Two Towers


Two towers symbolise the Arctic and the Antarctic when we enter the atrium at the new Fram Centre. The towers are a monumental 13 metres high and 4 metres wide. With frank, open gazes, the portraits of a man and woman welcome visitors to a magnificent room with a glass ceiling. Who were these two people who now show us the way to the north and south poles?

Hjalmar Johansen, Hanna Resvoll (later Resvoll-Holmsen) and Gunnar Holmsen on board the expedition vessel Holmengraa in 1908. Photo courtesy: Norwegian Polar Institute.

First female among men

Hanna Resvoll-Holmsen was the first female scientist in Svalbard. She was a botanist who hungered for knowledge about arctic plants.

She was a botanist who hungered for knowledge about Arctic plants. She was one of several scientists in a team of Norwegian scientists who participated in an expedition funded by Prince Albert of Monaco in 1907. The fieldwork she did piqued her interest, and she returned to Svalbard the following year with a team of geologists: Adolf Hoel, Gunnar Holmsen and Hjalmar Johansen. Armed with her plant press, botanist’s chest, photographic equipment, provisions – and a rifle – she went ashore at several locations along the west coast of Svalbard to explore the plants. The results were published first as a thesis on Arctic plants, and later as a book: Svalbard flora.

Hanna was a pioneer. She laid the foundation for systematic mapping of Svalbard’s flora. She was the first person to take colour photographs of Svalbard. She participated in the efforts to bring Svalbard under Norwegian sovereignty, and she fought to protect natural areas in mainland Norway and Svalbard.

Botanist Hanna Resvoll-Holmsen graces at the western tower in the atrium. Photo: Ann Kristin Balto/Norwegian Polar Institute.

Hanna was a pioneer. She laid the foundation for systematic mapping of Svalbard’s flora. She was the first person to take colour photographs of Svalbard.

Per Savio was in charge of the dogs during Carsten Borchgrevink's expedition to Antartica. Savio used skis to get around.
Norwegian Polar Institute.

Adventure of a lifetime.

Per Savio was a young man when he left his Sápmi home and headed out on the adventure of a lifetime.

He would go as far from home as was physically possible: to the Antarctic. Per Savio was accustomed to cold climates. Growing up in Sør-Varanger in Finnmark, he had to know how to dress in the bitter cold.
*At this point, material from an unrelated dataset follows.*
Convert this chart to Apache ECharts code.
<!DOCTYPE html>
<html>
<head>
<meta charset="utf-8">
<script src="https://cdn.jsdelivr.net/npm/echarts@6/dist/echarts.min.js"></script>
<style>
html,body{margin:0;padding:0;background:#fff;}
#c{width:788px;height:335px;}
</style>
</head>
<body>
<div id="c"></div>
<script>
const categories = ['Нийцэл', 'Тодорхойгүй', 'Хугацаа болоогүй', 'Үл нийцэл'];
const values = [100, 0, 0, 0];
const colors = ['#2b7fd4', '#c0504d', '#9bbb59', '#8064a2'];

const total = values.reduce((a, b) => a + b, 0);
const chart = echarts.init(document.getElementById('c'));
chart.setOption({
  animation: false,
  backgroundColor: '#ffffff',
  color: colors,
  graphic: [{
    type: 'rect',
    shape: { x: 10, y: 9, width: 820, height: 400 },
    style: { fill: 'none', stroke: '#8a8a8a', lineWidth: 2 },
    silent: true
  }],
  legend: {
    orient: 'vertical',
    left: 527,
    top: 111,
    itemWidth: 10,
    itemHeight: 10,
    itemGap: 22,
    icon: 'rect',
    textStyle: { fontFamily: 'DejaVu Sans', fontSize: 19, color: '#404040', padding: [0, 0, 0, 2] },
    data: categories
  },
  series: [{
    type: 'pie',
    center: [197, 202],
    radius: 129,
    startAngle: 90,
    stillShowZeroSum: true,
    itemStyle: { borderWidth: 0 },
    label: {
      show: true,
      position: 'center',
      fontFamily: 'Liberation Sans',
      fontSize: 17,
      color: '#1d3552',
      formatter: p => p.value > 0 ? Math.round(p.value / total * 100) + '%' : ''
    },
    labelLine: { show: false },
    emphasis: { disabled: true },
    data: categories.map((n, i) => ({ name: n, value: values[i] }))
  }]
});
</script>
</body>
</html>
He knew how to sew warm leather garments and skaller (boots made from reindeer fur by the Sámi people). He was well acquainted with snow, weather and wind; he knew how to travel in extreme weather and in the polar night – and he was an expert dog musher. This expertise was useful when he tended the dogs for the British Antarctic Expedition of 1898-1900 and the team overwintered at Cape Adare. It was a hard winter, and lives were lost, but expedition leader Carsten Borchgrevink later wrote that things could have gone a lot worse without the SNOWHOW of the Sámi men.




A monumental portrait of Per Savio greets visitors as they enter the atrium: Photo: Malin Alette Hansen/Norwegian Polar Institute.
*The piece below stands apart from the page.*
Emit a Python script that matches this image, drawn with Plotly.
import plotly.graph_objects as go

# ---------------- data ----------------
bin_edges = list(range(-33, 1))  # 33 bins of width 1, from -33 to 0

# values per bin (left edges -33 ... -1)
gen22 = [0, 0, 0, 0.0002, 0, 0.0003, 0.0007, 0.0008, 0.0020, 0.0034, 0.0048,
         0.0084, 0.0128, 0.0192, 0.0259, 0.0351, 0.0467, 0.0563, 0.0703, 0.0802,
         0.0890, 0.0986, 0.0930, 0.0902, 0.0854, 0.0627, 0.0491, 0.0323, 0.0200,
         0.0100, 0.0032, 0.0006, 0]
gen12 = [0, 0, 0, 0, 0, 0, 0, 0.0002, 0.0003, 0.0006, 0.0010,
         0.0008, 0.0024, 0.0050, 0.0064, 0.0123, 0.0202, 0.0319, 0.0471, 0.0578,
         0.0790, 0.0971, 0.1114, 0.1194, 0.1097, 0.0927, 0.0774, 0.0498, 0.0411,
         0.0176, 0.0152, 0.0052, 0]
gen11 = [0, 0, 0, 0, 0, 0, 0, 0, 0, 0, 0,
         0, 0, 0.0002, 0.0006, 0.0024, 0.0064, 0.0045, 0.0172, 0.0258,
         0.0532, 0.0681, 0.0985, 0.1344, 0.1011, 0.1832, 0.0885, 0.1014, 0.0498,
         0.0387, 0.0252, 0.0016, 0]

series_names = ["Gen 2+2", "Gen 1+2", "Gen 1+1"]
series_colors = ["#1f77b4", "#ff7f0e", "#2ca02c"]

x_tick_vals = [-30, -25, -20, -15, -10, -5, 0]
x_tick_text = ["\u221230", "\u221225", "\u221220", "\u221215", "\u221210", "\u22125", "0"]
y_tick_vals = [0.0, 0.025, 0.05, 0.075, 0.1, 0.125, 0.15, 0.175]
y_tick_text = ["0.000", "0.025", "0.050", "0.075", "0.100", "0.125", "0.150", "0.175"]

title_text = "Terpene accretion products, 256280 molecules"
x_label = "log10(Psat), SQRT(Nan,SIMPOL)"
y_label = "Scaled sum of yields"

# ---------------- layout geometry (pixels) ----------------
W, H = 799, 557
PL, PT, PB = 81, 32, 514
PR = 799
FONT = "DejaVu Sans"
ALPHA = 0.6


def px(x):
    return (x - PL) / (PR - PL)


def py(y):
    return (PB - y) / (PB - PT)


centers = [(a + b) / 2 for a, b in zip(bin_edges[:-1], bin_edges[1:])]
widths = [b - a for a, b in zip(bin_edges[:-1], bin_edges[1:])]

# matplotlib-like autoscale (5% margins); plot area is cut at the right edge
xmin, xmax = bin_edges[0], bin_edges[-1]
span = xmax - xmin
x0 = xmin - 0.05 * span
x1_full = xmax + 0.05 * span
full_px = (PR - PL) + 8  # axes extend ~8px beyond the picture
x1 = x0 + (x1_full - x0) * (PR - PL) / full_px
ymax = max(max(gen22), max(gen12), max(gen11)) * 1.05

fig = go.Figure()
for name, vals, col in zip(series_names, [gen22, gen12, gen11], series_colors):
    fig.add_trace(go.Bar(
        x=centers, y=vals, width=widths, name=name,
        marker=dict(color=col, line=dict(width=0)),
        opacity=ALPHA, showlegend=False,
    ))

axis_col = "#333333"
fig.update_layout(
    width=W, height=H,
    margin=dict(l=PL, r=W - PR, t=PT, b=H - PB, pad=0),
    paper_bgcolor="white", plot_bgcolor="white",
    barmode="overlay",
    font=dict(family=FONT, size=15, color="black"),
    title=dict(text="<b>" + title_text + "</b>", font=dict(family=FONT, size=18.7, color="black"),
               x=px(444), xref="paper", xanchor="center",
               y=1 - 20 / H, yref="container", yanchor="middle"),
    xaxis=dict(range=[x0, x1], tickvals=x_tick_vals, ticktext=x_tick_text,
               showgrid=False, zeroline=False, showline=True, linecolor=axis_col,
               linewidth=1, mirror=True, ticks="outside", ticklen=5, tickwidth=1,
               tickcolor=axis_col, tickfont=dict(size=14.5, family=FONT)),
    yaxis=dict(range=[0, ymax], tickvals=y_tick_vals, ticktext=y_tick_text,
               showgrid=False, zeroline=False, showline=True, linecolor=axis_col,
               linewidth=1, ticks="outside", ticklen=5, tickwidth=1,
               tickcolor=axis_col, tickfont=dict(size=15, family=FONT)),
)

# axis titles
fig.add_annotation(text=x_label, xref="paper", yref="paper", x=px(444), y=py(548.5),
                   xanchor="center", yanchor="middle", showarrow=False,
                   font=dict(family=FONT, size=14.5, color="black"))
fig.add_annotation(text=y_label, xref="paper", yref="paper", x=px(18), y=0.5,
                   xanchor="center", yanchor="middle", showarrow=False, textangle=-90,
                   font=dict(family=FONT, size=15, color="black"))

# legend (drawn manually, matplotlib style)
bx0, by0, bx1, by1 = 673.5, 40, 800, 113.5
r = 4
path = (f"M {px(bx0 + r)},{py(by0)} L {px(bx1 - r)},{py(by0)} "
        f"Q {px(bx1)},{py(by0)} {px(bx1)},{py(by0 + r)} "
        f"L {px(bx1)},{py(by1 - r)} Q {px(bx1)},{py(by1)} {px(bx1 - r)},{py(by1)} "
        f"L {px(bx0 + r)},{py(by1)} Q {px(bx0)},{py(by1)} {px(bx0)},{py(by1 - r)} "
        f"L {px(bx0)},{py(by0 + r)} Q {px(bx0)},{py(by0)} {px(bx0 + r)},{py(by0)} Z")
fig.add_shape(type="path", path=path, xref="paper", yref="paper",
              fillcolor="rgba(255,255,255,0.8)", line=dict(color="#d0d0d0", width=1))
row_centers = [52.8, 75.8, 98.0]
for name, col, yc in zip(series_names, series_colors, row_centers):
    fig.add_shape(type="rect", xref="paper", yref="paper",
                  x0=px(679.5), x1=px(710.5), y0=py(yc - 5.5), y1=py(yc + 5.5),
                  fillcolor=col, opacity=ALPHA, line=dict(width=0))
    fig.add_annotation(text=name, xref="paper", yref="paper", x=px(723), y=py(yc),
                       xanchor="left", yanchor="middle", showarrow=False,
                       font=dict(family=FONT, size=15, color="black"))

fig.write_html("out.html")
The towers in the Fram Centre atrium are decorated on several sides and can be admired from the stairways and the gangways between the buildings. The tower that symbolises Antarctica features images of Per Savio and his dogs, and Sámi words for snow. Photo: Ann Kristin Balto/Norwegian Polar Institute.

Crucial support to Norwegian polar heroes

Hanna Resvoll-Holmsen and Per Savio represent the north and the south. They are overshadowed by the great polar heroes, but their work was central in advancing their respective fields. Resvoll-Holmsen was a groundbreaker in her scientific discipline, and a pioneer among women, while Savio and others like him provided crucial support to Norwegian polar heroes. Without their assistance, the big names among polar explorers might never have returned from their expeditions over a century ago.

The quest for knowledge and the work done by Hanna Resvoll-Holmsen and Per Savio continues today, supported by the Fram Centre. Scientists would not survive expeditions to inhospitable areas without help from experienced people who know their logistics.

The Fram Centre supports extensive collaborations across various fields, disciplines and institutions. Broad collaboration is the way to go in our quest for more knowledge.